Directions >> Give the number of lines containing the word "chart" and nothing more.

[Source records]
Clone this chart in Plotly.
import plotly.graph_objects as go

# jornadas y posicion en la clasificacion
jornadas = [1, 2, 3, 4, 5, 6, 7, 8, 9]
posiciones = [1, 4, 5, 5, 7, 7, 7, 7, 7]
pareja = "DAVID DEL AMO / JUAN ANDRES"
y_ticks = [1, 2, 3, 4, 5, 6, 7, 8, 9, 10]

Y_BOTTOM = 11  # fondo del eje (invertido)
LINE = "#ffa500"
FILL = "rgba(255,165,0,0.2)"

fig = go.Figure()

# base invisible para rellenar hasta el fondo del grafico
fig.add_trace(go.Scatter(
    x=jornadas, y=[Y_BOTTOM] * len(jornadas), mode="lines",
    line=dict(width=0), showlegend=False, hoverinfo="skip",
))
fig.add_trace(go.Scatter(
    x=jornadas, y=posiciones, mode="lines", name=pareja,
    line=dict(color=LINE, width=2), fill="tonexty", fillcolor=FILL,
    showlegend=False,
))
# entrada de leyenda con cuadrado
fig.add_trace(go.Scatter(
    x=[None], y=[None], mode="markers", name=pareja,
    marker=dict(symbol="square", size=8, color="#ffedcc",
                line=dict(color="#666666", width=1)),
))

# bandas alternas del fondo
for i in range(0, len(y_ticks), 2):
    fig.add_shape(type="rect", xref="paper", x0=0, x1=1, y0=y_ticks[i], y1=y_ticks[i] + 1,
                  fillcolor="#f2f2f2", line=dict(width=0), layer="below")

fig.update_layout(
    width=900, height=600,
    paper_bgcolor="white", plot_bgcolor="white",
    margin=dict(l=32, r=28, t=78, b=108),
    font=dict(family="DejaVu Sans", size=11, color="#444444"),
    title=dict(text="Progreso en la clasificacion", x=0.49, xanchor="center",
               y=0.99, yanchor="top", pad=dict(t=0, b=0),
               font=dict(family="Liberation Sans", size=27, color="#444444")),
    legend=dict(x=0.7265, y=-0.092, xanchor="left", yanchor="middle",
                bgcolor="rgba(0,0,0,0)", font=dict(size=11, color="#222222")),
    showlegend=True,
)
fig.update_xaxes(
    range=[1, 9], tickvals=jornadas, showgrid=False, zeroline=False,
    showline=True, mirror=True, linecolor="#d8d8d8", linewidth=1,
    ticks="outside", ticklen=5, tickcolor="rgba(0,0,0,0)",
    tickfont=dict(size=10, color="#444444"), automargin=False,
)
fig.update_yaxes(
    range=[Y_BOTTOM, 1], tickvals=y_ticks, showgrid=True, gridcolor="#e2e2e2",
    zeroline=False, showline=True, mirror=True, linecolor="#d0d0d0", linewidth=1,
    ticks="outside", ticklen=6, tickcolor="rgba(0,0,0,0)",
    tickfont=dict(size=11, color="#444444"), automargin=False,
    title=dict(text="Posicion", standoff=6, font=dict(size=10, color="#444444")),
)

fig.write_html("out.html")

--

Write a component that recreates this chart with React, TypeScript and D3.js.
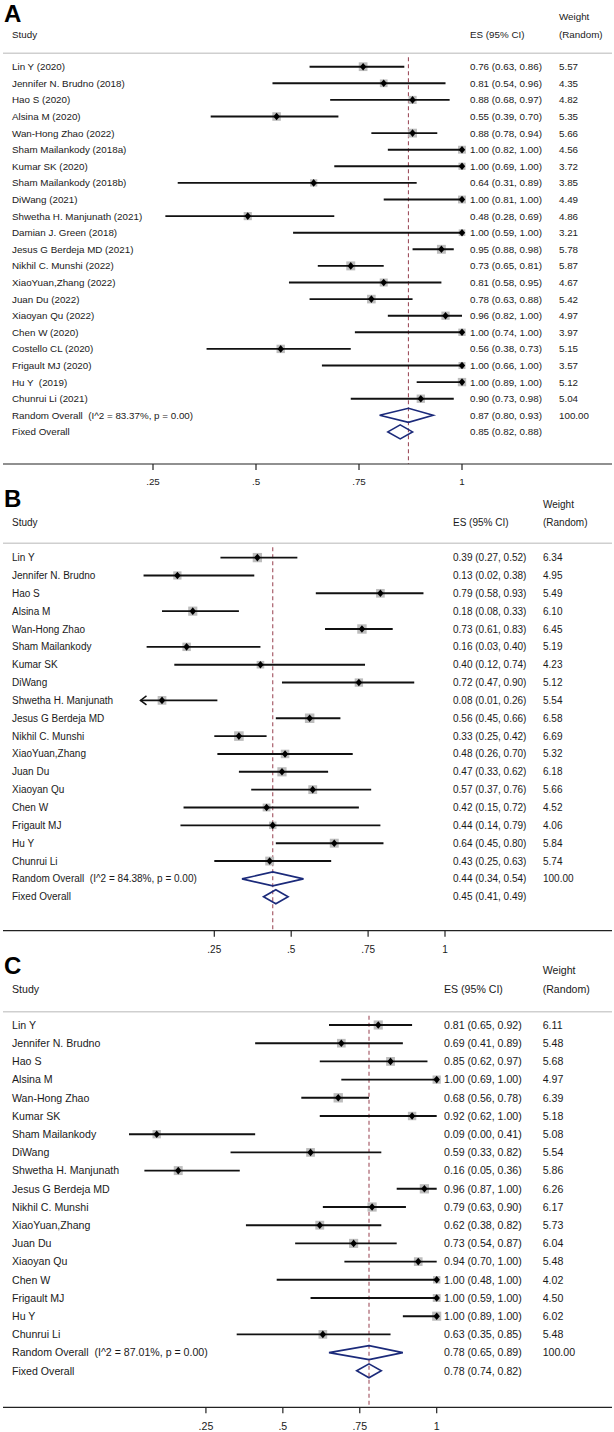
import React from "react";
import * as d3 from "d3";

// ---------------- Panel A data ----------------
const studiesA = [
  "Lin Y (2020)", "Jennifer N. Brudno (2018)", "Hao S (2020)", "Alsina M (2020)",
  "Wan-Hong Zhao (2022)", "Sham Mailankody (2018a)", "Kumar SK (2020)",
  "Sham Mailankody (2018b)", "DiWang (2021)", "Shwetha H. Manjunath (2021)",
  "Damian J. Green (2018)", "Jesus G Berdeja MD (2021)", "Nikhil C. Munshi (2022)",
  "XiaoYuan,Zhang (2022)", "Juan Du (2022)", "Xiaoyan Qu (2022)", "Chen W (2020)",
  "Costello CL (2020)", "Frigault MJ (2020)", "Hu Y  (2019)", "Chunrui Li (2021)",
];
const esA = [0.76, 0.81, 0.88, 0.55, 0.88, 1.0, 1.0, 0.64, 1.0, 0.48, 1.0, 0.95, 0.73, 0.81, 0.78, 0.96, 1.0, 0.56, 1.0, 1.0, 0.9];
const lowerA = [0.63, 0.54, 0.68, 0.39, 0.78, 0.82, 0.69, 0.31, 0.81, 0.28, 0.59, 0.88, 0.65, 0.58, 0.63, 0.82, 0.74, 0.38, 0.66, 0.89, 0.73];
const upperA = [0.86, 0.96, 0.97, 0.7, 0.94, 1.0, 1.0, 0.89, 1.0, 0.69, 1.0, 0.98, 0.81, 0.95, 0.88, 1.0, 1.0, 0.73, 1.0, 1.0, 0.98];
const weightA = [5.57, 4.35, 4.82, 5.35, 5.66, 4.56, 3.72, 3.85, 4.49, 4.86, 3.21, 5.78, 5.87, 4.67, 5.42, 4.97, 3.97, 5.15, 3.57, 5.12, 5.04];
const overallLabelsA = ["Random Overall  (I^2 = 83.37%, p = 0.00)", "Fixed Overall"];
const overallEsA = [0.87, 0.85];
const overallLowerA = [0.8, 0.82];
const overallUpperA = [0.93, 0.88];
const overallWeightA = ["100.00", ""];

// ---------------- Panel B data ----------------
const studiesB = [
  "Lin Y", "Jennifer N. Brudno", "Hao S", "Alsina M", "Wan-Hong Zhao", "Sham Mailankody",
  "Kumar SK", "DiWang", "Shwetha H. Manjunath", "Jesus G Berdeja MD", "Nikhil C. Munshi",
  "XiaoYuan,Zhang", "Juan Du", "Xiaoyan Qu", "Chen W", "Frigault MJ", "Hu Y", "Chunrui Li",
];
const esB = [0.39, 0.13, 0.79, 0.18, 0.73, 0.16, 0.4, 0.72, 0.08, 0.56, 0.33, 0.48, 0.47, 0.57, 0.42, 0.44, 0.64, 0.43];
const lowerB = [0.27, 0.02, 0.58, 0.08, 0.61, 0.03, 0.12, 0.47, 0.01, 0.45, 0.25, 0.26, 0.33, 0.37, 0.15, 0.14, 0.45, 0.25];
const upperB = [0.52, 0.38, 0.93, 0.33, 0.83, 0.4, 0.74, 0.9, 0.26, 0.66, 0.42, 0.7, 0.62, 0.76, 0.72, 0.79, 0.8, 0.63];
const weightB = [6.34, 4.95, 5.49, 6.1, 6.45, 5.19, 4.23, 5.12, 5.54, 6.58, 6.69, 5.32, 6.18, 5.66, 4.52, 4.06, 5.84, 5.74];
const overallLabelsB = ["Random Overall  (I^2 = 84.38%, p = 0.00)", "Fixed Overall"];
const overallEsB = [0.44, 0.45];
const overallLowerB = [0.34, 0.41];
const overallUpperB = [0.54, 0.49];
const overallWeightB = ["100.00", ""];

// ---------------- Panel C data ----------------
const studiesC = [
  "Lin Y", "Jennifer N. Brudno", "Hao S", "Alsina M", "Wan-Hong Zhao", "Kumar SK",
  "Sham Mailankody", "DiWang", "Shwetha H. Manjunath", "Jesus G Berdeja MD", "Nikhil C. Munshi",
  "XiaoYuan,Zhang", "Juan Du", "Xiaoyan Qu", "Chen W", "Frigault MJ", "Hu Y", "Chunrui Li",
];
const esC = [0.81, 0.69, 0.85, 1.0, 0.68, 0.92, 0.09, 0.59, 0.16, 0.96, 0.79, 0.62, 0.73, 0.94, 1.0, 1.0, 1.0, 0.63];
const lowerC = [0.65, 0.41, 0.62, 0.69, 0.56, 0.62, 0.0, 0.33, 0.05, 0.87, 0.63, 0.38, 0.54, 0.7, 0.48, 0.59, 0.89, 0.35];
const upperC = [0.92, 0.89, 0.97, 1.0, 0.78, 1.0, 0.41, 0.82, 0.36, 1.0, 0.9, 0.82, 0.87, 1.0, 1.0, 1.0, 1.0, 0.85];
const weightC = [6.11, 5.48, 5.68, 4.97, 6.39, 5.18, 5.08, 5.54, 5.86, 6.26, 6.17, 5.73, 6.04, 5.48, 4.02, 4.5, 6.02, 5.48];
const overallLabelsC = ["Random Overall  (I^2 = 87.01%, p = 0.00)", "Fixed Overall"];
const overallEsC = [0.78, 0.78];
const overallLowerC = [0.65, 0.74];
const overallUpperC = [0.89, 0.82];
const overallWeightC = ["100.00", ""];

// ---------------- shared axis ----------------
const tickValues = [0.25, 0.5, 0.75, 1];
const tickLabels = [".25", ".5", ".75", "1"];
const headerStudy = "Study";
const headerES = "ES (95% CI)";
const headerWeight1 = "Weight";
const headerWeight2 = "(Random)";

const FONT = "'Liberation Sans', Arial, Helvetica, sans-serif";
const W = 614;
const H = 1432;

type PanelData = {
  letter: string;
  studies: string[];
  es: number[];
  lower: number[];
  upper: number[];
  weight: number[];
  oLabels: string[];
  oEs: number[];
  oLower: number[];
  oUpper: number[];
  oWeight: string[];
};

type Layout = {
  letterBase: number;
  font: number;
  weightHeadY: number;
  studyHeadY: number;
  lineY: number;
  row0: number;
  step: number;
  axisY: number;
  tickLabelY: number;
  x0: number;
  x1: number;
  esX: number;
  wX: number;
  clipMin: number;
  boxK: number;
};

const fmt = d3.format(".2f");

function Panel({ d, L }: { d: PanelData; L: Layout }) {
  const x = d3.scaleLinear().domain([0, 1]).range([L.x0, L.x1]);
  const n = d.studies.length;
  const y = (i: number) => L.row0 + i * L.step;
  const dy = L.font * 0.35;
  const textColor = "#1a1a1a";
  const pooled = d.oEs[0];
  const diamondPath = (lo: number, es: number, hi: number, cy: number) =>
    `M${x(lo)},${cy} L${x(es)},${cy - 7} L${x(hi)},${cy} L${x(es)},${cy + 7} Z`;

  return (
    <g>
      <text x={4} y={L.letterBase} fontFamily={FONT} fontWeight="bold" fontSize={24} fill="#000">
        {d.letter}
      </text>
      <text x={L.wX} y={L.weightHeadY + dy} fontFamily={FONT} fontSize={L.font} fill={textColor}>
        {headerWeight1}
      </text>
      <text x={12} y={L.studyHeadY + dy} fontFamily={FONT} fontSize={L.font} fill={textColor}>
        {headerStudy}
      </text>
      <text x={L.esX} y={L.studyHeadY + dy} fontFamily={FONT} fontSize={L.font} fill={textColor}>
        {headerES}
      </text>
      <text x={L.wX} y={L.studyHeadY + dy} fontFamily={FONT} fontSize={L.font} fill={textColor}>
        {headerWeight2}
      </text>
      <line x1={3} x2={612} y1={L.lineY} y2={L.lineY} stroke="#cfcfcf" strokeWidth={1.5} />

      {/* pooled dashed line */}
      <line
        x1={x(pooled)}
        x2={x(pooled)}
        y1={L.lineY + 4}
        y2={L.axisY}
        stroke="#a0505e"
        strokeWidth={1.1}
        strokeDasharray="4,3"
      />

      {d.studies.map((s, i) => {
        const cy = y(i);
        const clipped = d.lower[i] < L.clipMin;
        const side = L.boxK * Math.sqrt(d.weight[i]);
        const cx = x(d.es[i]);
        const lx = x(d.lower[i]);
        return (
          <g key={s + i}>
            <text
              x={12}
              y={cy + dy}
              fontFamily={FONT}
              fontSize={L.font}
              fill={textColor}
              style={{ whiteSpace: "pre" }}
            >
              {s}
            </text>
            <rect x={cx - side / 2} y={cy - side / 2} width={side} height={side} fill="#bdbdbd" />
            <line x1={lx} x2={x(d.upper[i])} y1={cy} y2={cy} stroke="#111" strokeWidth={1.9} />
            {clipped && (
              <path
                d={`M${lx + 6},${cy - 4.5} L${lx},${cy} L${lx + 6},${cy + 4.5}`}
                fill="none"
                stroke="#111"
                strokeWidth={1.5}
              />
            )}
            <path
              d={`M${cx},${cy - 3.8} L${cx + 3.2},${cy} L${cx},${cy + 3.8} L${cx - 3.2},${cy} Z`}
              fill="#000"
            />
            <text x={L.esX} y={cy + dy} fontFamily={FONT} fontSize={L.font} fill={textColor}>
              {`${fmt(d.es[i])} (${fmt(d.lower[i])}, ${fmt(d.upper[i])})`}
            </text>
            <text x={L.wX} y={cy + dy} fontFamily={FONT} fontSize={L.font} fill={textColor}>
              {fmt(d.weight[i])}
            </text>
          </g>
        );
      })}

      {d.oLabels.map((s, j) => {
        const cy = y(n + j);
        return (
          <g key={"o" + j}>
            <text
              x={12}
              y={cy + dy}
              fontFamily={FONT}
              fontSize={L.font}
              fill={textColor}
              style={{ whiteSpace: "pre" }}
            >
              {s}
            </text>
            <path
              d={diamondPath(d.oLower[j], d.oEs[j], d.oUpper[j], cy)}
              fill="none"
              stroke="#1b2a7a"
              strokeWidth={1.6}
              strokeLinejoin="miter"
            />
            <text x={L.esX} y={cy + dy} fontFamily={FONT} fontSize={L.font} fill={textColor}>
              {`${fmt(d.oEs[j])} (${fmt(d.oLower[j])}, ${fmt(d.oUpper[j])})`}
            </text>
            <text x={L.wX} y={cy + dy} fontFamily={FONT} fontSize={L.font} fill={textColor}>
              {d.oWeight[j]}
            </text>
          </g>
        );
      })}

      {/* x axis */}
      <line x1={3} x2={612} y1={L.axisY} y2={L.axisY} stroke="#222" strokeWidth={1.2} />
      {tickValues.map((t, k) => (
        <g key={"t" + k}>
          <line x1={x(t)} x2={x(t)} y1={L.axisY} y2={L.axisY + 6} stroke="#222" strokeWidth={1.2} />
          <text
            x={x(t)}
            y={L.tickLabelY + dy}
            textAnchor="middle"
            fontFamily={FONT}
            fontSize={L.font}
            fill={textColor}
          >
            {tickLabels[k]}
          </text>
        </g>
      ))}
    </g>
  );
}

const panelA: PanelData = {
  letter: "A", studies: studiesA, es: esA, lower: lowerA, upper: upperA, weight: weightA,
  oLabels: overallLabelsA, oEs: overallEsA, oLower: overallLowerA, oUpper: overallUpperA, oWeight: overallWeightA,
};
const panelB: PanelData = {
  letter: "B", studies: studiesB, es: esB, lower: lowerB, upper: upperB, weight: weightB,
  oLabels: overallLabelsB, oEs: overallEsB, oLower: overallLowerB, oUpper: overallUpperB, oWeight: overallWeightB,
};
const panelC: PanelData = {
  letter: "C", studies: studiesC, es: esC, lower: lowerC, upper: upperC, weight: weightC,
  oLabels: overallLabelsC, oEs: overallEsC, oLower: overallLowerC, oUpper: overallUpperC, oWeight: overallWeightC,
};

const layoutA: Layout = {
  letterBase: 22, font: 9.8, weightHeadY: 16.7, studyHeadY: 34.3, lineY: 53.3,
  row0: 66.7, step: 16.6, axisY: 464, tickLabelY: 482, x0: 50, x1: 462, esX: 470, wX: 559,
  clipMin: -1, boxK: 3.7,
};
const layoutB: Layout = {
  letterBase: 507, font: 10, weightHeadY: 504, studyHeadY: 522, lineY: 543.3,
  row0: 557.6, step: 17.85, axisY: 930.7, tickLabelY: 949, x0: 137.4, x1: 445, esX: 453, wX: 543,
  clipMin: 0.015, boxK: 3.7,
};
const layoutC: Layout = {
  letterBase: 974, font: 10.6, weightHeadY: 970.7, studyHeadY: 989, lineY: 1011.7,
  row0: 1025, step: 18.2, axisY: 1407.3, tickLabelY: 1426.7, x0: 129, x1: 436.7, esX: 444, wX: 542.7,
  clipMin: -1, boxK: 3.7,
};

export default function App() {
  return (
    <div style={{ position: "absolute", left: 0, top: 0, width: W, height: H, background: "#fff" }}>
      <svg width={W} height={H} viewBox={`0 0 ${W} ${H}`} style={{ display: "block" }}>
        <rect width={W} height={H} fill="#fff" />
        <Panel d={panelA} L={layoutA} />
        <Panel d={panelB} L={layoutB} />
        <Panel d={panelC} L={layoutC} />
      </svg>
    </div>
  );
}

...

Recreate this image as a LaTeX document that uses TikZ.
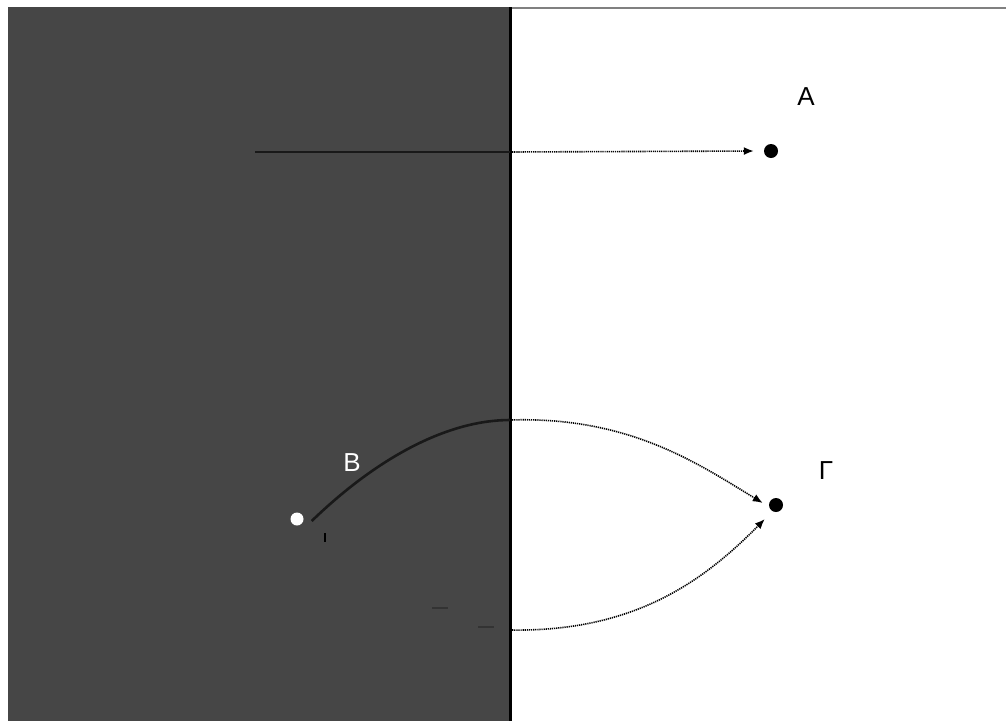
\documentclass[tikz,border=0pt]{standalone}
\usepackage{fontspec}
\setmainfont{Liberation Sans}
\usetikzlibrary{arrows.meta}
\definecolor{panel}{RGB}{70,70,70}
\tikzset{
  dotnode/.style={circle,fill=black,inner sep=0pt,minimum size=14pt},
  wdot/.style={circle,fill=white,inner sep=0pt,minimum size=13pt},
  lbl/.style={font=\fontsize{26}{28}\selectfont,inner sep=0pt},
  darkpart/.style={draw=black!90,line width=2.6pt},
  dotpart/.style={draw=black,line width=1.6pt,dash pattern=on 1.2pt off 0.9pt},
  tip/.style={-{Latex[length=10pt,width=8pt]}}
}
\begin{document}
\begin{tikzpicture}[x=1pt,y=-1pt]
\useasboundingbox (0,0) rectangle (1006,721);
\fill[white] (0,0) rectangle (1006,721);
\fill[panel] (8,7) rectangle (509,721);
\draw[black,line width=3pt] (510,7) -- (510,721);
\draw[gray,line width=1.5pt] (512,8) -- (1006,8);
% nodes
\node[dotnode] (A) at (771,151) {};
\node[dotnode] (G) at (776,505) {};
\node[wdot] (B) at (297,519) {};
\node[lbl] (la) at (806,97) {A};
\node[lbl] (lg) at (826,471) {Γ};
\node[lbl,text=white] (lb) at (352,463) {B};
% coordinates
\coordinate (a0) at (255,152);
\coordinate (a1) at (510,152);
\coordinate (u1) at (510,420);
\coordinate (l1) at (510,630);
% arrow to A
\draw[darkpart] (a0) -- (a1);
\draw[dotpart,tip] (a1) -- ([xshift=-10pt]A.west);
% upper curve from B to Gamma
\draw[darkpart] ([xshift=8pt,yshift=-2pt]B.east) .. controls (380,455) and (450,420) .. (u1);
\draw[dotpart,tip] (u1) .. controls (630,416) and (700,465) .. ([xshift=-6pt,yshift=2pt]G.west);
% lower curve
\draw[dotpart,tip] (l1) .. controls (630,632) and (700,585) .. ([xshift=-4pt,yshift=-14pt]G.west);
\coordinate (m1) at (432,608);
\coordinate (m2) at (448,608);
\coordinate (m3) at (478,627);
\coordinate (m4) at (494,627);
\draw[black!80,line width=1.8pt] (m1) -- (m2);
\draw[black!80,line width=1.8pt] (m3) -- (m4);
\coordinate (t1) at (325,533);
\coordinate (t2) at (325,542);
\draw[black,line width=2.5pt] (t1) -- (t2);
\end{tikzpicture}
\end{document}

Task result >> 2